Mieux étudier l’influence du système immunitaire
La troisième étude, réalisée dans le cadre d’un projet Européen coordonné par Nicolas Venteclef (INEM) et baptisée Intercept-T2D, est plus novatrice dans ses conclusions. Elle établit un lien entre certains profils « pro-inflammatoires » - c’est à dire présentant une activation du système immunitaire supérieure à la moyenne – et le risque de développer des complications, notamment cardiovasculaires. Si des études antérieures suggéraient déjà ce lien, nous avons montré plus précisément que certains patients avec un taux élevé de monocytes, un type particulier de globule blanc, étaient particulièrement à risque. précise Judith Abécassis. Cela ouvre la voie à une aide au diagnostic précoce de ce sous-groupe de patients. Les partenaires préparent maintenant une seconde étude dans laquelle ils proposeront un nouveau score de dépistage - un outil d'aide à la décision médicale agrégeant en une seule valeur les différents facteurs de risque. « Par rapport aux scores existants, celui-ci accordera plus d’importance aux marqueurs inflammatoires, qui sont par ailleurs des indicateurs facilement mesurables, via une simple prise de sang déjà réalisée en routine », précise Louis Pottier.
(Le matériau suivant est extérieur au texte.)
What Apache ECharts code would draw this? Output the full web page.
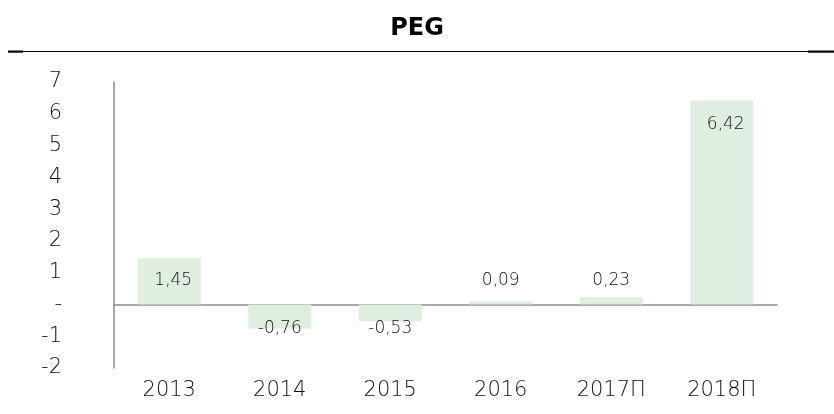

L’objectif est de tester ce nouveau score sur la cohorte CODIA. S’il révèle de meilleures prédictions de complications, cela incitera les médecins à adapter leurs prescriptions de traitement : médicaments différents ou dosage différents, suivi cardiovasculaire rapproché…
Un projet majeur pour la diabétologie française
« Nous projetons aussi de pousser plus loin l’analyse des profils inflammatoires, en prenant en compte une plus grande diversité de marqueurs immunitaires, et en étudiant leurs impacts sur l’évolution de la maladie », ajoute Judith Abécassis. « Les travaux passés et à venir sur la cohorte CODIA constituent une avancée majeure pour la diabétologie et les autorités de santé, mais aussi pour les industriels qui développent de nouvelles molécules thérapeutiques et pourront faire évaluer leur efficacité sur des données issues de la vie réelle, en complément des études cliniques », conclut Florence Tubach.